If the function of the esoteric refers to a path of mystical realization, of interest
to only a few, the function of the exoteric refers to (at least) three areas of benefit
to a more general audience of humanity. These three areas are:

1. Ethics. The provision by formal religions of codes of social conduct
to promote peace, fairness, and social and personal well-being.
Here we have the Ten Commandments, the Sermon on the
Mount, the Shari’a, Buddhist precepts, Jewish law, etc.

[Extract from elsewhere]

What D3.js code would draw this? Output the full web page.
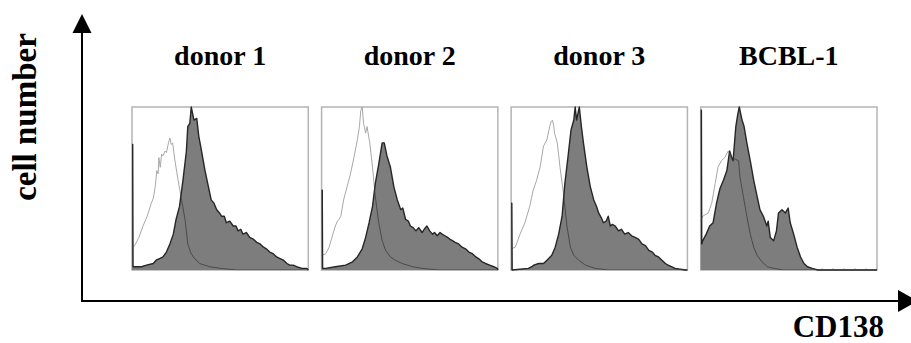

2. Doctrine. The doctrine of a religion unites us with the divine or
ultimate reality through the view it gives us of our place in the cosmos,
the meaning of life and our mortality, as well as the spiritual
lessons given through its symbolic narrative. When it claims to
be based on divinely revealed scripture, religious doctrine carries a
profound power to engage people and to secure their commitment
to its view and teachings.

3. Worship. Formal religion also provides inspiration and a channel
for our reverence and our desire to express it. Awe, intimacy, longing,
love of beauty, praise, and thankfulness are given a context and
focus through communal ritual and prayer.
Hence the charge by religionists is plain: those who follow a mystical path not
faithful to a single formal religion are separated from any authentic source of
ethics, doctrine, and worship, and are therefore relegated to a “cafeteria-style,”
“pick-and-choose” religion that has no depth, roots, or obligation.
I wish to affirm here, in the strongest possible terms, that in my experience
exactly the opposite is true. We—and now I use “we” to include all those who
follow a sincere path of spiritual awakening outside the definitions of a single
faith—we are blessed with nothing less than a source of ethics, doctrine, and
worship that arises from the Universal Revelation of All of Existence. It is sufficient
to inspire our lives with all the guidance and reverence we could hope
for as human beings.

Universal Revelation

What is Universal Revelation? It is both the source of the vast heritage of guidance
and wisdom we have received from the past and the source of our everevolving
awakening. Ultimately it is Life and the source of Life. Through the
grace of Universal Revelation we receive ethical guidance, a meaningful world
view, and a communion of worship which is non-exclusive in its scope and
profound in its realization.

Typically “Divine Revelation” is understood as a transaction that has occurred
sometime in the distant past between God and a prophet or other holy figure.
Through that transaction a message is given of benefit to a certain people or to
humanity as a whole. In speaking here of Universal Revelation I am not implying
there are two kinds of revelation, divine and universal. They are the same.
My point in using the word “universal” in the context of revelation is to free
the notion of revelation from its associations with exclusivity and with the idea
that only the great prophets of humanity could ever receive revelation from the
Divine.

Even the idea of revelation as a transaction is questionable. After all, what we
mean by God or the Divine is Oneness, Unity, the Only Being. There are not
two, a Divine Giver and a mortal receiver. The Divine reveals through Creation
immanently, not transactionally. This point is crucial in understanding
Universal Revelation: it is immanent. Immanent in the waves of the sea and
in the joy of the heart, immanent in the gaze of our eyes and the understanding
of our minds, immanent in birth and immanent in death. Both of these
words—“immanent” and “revealed”—describe the same intimate experience of
a depth being recognized out of the Very Nature of Things. The subject-object,
knower-known relation is not how this is experienced—rather the recognition
is revealed immanently and what is immanent is the transcendent.

I think that Baha'i would have been a different religion -- or no religion at all -- if not the Báb and Bahá'u'lláh had been so inspired by Sufism and the great Sufi poets who wrote poetry about Oneness 500 years ago.